- Born: 14 November 1815 Triesch, Moravia, Austrian Empire
- Died: 21 July 1890 (aged 74) Vienna, Austria-Hungary
- Education: University of Prague
- Writing career
- Language: German

= Moritz Duschak =

19th century Austrian rabbi and author

Moritz Mordechai Duschak (מרדכי דושאק; 14 November 1815 – 21 July 1890) was an Austrian rabbi and author.

==Biography==
Moritz Duschak was born in Triesch, Moravia, on 14 November 1815. At the age of thirteen he went to Trebitsch, where he studied under Joachim Pollak. He was later a pupil in Talmud of Moses Sofer of Presburg, and studied at the University of Prague.

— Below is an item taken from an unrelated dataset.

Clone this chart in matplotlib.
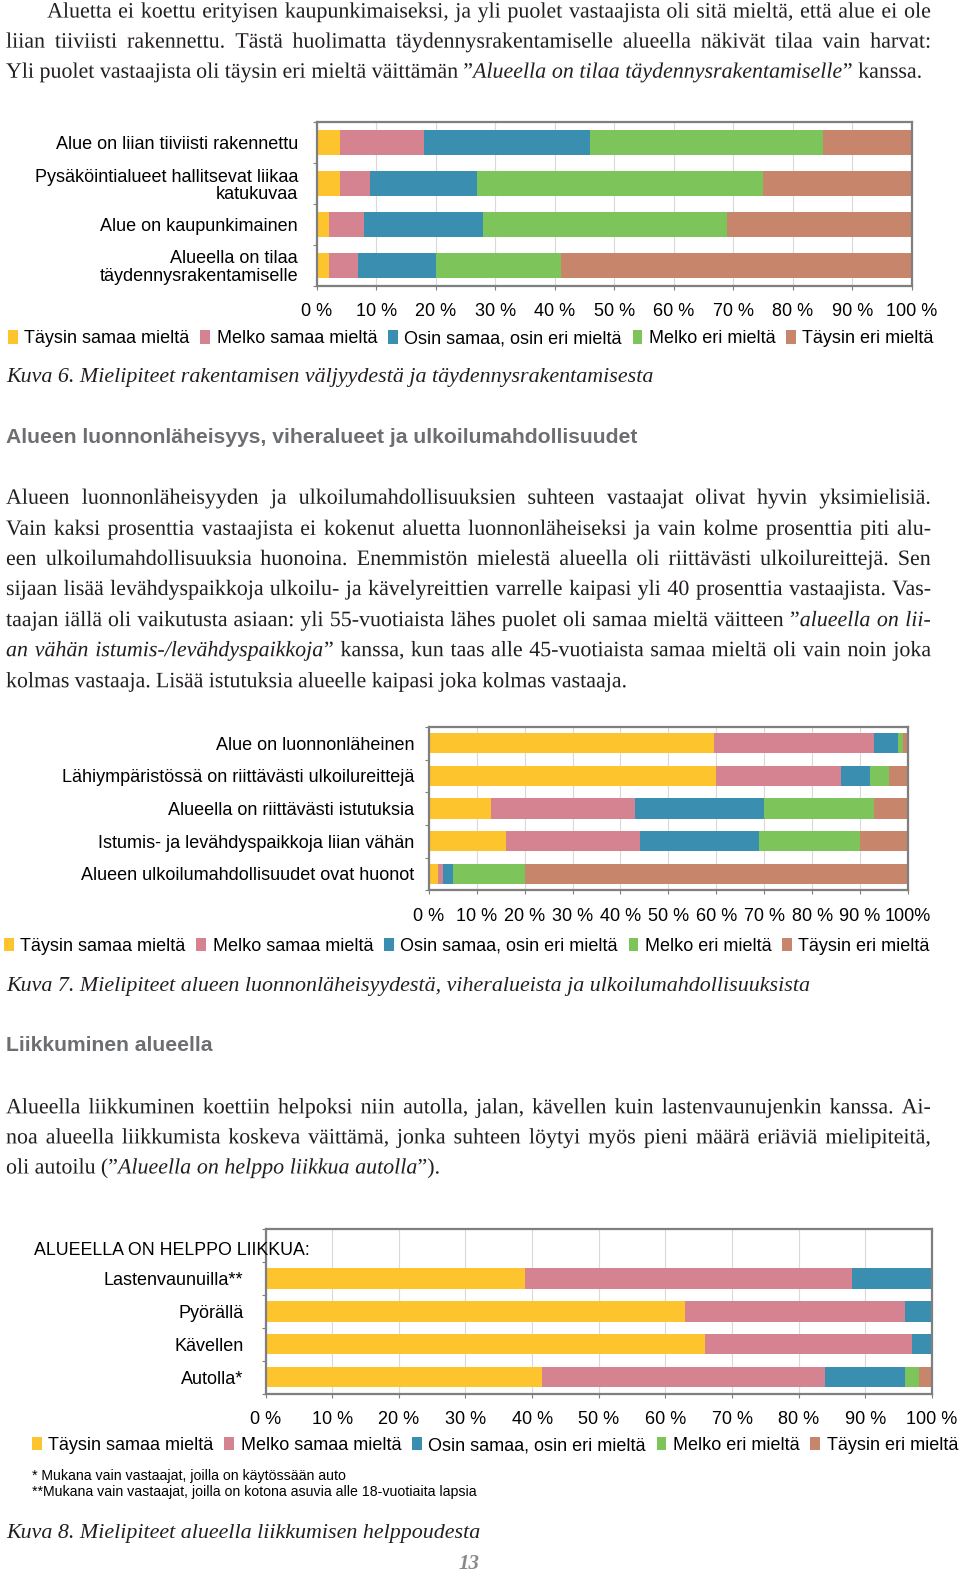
import matplotlib
matplotlib.use('Agg')
import matplotlib.pyplot as plt
import matplotlib.patheffects as pe
from matplotlib.patches import Patch
import numpy as np

plt.rcParams['font.family'] = ['Liberation Sans', 'DejaVu Sans']

W, H = 960, 1572
SX, SY = 960 / 958, 1572 / 1568   # coordinates were read on the 958x1568 preview
fig = plt.figure(figsize=(W / 100, H / 100), dpi=100)
fig.patch.set_facecolor('white')

# ---------------- data ----------------
SERIES = ['Täysin samaa mieltä', 'Melko samaa mieltä', 'Osin samaa, osin eri mieltä',
          'Melko eri mieltä', 'Täysin eri mieltä']
COLORS = ['#FDC42D', '#D58291', '#3A8FB0', '#7DC45A', '#C7856C']

# Kuva 6
c1_categories = ['Alue on liian tiiviisti rakennettu',
                 'Pysäköintialueet hallitsevat liikaa\nkatukuvaa',
                 'Alue on kaupunkimainen',
                 'Alueella on tilaa\ntäydennysrakentamiselle']
c1_taysin_samaa = [4, 4, 2, 2]
c1_melko_samaa = [14, 5, 6, 5]
c1_osin = [28, 18, 20, 13]
c1_melko_eri = [39, 48, 41, 21]
c1_taysin_eri = [15, 25, 31, 59]
c1_xticklabels = ['0 %', '10 %', '20 %', '30 %', '40 %', '50 %', '60 %', '70 %', '80 %', '90 %', '100 %']

# Kuva 7
c2_categories = ['Alue on luonnonläheinen',
                 'Lähiympäristössä on riittävästi ulkoilureittejä',
                 'Alueella on riittävästi istutuksia',
                 'Istumis- ja levähdyspaikkoja liian vähän',
                 'Alueen ulkoilumahdollisuudet ovat huonot']
c2_taysin_samaa = [59.5, 60, 13, 16, 2]
c2_melko_samaa = [33.5, 26, 30, 28, 1]
c2_osin = [5, 6, 27, 25, 2]
c2_melko_eri = [1, 4, 23, 21, 15]
c2_taysin_eri = [1, 4, 7, 10, 80]
c2_xticklabels = ['0 %', '10 %', '20 %', '30 %', '40 %', '50 %', '60 %', '70 %', '80 %', '90 %', '100%']

# Kuva 8
c3_header = 'ALUEELLA ON HELPPO LIIKKUA:'
c3_categories = ['Lastenvaunuilla**', 'Pyörällä', 'Kävellen', 'Autolla*']
c3_taysin_samaa = [39, 63, 66, 41.5]
c3_melko_samaa = [49, 33, 31, 42.5]
c3_osin = [12, 4, 3, 12]
c3_melko_eri = [0, 0, 0, 2]
c3_taysin_eri = [0, 0, 0, 2]
c3_xticklabels = c1_xticklabels

FRAME = '#7f7f7f'


def fx(x):
    return x * SX / W


def fy(y):
    return 1 - y * SY / H


def rect(l, t, r, b):
    return [fx(l), fy(b), fx(r) - fx(l), fy(t) - fy(b)]


def chart(r, cats, series_vals, xlabels, label_pad, skip_first=False):
    ax = fig.add_axes(r)
    n_slots = len(cats) + (1 if skip_first else 0)
    pos = np.arange(len(cats)) + (1 if skip_first else 0)
    left = np.zeros(len(cats))
    for vals, col in zip(series_vals, COLORS):
        v = np.array(vals, dtype=float)
        ax.barh(pos, v, left=left, height=0.62, color=col, edgecolor='none', zorder=2)
        left += v
    ax.set_xlim(0, 100)
    ax.set_ylim(n_slots - 0.5, -0.5)
    ax.set_xticks(np.arange(0, 101, 10))
    ax.set_xticklabels(xlabels, fontsize=13)
    ax.set_yticks(pos)
    ax.set_yticklabels(cats, fontsize=13)
    for lab in ax.get_yticklabels():
        lab.set_linespacing(1.05)
    ax.set_yticks(np.arange(n_slots + 1) - 0.5, minor=True)
    ax.tick_params(axis='y', which='major', length=0, pad=label_pad)
    ax.tick_params(axis='y', which='minor', length=3, color=FRAME, width=0.8)
    ax.tick_params(axis='x', which='major', length=3, color=FRAME, width=0.8, pad=9.5)
    ax.xaxis.grid(True, color='#d9d9d9', lw=0.8, zorder=0)
    ax.set_axisbelow(True)
    for s in ax.spines.values():
        s.set_color(FRAME)
        s.set_linewidth(1.6)
    return ax


def legend(x, y, colsp):
    handles = [Patch(facecolor=c, edgecolor='none') for c in COLORS]
    fig.legend(handles, SERIES, loc='center left', bbox_to_anchor=(fx(x), fy(y)),
               ncol=5, frameon=False, fontsize=13, handlelength=0.55, handleheight=0.75,
               handletextpad=0.35, columnspacing=colsp, borderpad=0, borderaxespad=0)


chart(rect(316, 122, 910, 285), c1_categories,
      [c1_taysin_samaa, c1_melko_samaa, c1_osin, c1_melko_eri, c1_taysin_eri],
      c1_xticklabels, 13.5)
legend(8, 338, 0.6)

chart(rect(428, 725, 906, 888), c2_categories,
      [c2_taysin_samaa, c2_melko_samaa, c2_osin, c2_melko_eri, c2_taysin_eri],
      c2_xticklabels, 10.5)
legend(4, 944, 0.6)

chart(rect(265, 1226, 930, 1390), c3_categories,
      [c3_taysin_samaa, c3_melko_samaa, c3_osin, c3_melko_eri, c3_taysin_eri],
      c3_xticklabels, 16, skip_first=True)
fig.text(fx(34), fy(1247), c3_header, fontsize=12.8, va='center', zorder=5)
legend(32, 1442, 0.6)

fig.text(fx(32), fy(1472), '* Mukana vain vastaajat, joilla on käytössään auto',
         fontsize=10.2, va='center')
fig.text(fx(32), fy(1488), '**Mukana vain vastaajat, joilla on kotona asuvia alle 18-vuotiaita lapsia',
         fontsize=10.2, va='center')

# ---------------- page text ----------------
SERIF = 'Liberation Serif'
TXT = '#231f20'
FS = 15.8
PE = [pe.Normal()]   # draw glyphs as paths so word baselines align exactly
renderer = fig.canvas.get_renderer()


def piece_width(s, italic, fs=FS):
    t = fig.text(0, 0, s, fontsize=fs, family=SERIF, style='italic' if italic else 'normal')
    w = t.get_window_extent(renderer).width
    t.remove()
    return w


SPACE = piece_width('a a', False) - piece_width('aa', False)


def parse(line):
    segs = line.split('|')
    words = [[]]
    for i, seg in enumerate(segs):
        it = (i % 2 == 1)
        parts = seg.split(' ')
        for j, p in enumerate(parts):
            if j > 0:
                words.append([])
            if p:
                words[-1].append((p, it))
    return [w for w in words if w]


def draw_line(line, x0, x1, ymid, justify=True):
    x0p, x1p = x0 * SX, x1 * SX
    words = parse(line)
    widths = [sum(piece_width(s, it) for s, it in w) for w in words]
    if justify and len(words) > 1:
        gap = (x1p - x0p - sum(widths)) / (len(words) - 1)
    else:
        gap = SPACE
    x = x0p
    yb = fy(ymid + 5.5)
    for w, ww in zip(words, widths):
        xx = x
        for s, it in w:
            fig.text(xx / W, yb, s, fontsize=FS, family=SERIF,
                     style='italic' if it else 'normal', color=TXT, va='baseline',
                     path_effects=PE)
            xx += piece_width(s, it)
        x += ww + gap


def paragraph(lines, ys, indent_first=0):
    for i, (ln, y) in enumerate(zip(lines, ys)):
        last = (i == len(lines) - 1)
        draw_line(ln, 6 + (indent_first if i == 0 else 0), 929, y, justify=not last)


para1 = ['Aluetta ei koettu erityisen kaupunkimaiseksi, ja yli puolet vastaajista oli sitä mieltä, että alue ei ole',
         'liian tiiviisti rakennettu. Tästä huolimatta täydennysrakentamiselle alueella näkivät tilaa vain harvat:',
         'Yli puolet vastaajista oli täysin eri mieltä väittämän ”|Alueella on tilaa täydennysrakentamiselle|” kanssa.']
paragraph(para1, [12, 42, 72], indent_first=41)

para2 = ['Alueen luonnonläheisyyden ja ulkoilumahdollisuuksien suhteen vastaajat olivat hyvin yksimielisiä.',
         'Vain kaksi prosenttia vastaajista ei kokenut aluetta luonnonläheiseksi ja vain kolme prosenttia piti alu-',
         'een ulkoilumahdollisuuksia huonoina. Enemmistön mielestä alueella oli riittävästi ulkoilureittejä. Sen',
         'sijaan lisää levähdyspaikkoja ulkoilu- ja kävelyreittien varrelle kaipasi yli 40 prosenttia vastaajista. Vas-',
         'taajan iällä oli vaikutusta asiaan: yli 55-vuotiaista lähes puolet oli samaa mieltä väitteen ”|alueella on lii-|',
         '|an vähän istumis-/levähdyspaikkoja|” kanssa, kun taas alle 45-vuotiaista samaa mieltä oli vain noin joka',
         'kolmas vastaaja. Lisää istutuksia alueelle kaipasi joka kolmas vastaaja.']
paragraph(para2, [497, 528, 558, 588, 619, 649, 680])

para3 = ['Alueella liikkuminen koettiin helpoksi niin autolla, jalan, kävellen kuin lastenvaunujenkin kanssa. Ai-',
         'noa alueella liikkumista koskeva väittämä, jonka suhteen löytyi myös pieni määrä eriäviä mielipiteitä,',
         'oli autoilu (”|Alueella on helppo liikkua autolla|”).']
paragraph(para3, [1105, 1135, 1165])

captions = [('Kuva 6. Mielipiteet rakentamisen väljyydestä ja täydennysrakentamisesta', 376),
            ('Kuva 7. Mielipiteet alueen luonnonläheisyydestä, viheralueista ja ulkoilumahdollisuuksista', 983),
            ('Kuva 8. Mielipiteet alueella liikkumisen helppoudesta', 1529)]
for txt, y in captions:
    fig.text(fx(6), fy(y + 5.5), txt, fontsize=FS, family=SERIF, style='italic',
             color=TXT, va='baseline')

headings = [('Alueen luonnonläheisyys, viheralueet ja ulkoilumahdollisuudet', 436),
            ('Liikkuminen alueella', 1043)]
for txt, y in headings:
    fig.text(fx(6), fy(y), txt, fontsize=15.2, weight='bold', color='#6d6e71', va='center')

fig.text(fx(468), fy(1560), '13', fontsize=15, family=SERIF, style='italic', weight='bold',
         color='#8a8a8a', va='center', ha='center')

fig.savefig('out.png', dpi=100)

Duschak was for a long time rabbi in the Moravian towns of Aussee and Gaya. In 1877 he became preacher in Cracow and teacher of religion at the gymnasium of that city. After several years' service he left Cracow and settled in Vienna, where he spent his last days in neglect.

==Publications==

- "Die Theilnahme an dem Schicksale unserer Brüder" (1847)
- "Umriss des biblisch-talmudischen Synagogen-Rechtes mit Rücksicht auf die jetzige Stellung der österreichischen Juden" (1853)
- "Mor Deror" (1864) On Josephus and tradition.
- "Das Mosaisch-Talmudische Eherecht mit Besonderer Rücksicht auf die Bürgerlichen Gesetze" (1864)
- "Gideon Brecher, eine Biographische Skizze" (1865)
- "Geschichte und Darstellung des Jüdischen Cultus" (1866)
- "Das Mosaisch-Talmudische Strafrecht" (1869)
- "Zur Botanik des Talmuds" (1870)
- "Schulgesetzgebung und Methodik der Alten Israeliten" (1872)
- "Die Biblisch-Talmudische Glaubenslehre" (1873)
- "Die Moral der Evangelien und des Talmuds" (1877)
- "Yerushalayim ha-Benuya" (1880) Commentary on the Mishnah, treatise Mo'ed.
- "Tor Esier" (1883) Against the blood libel.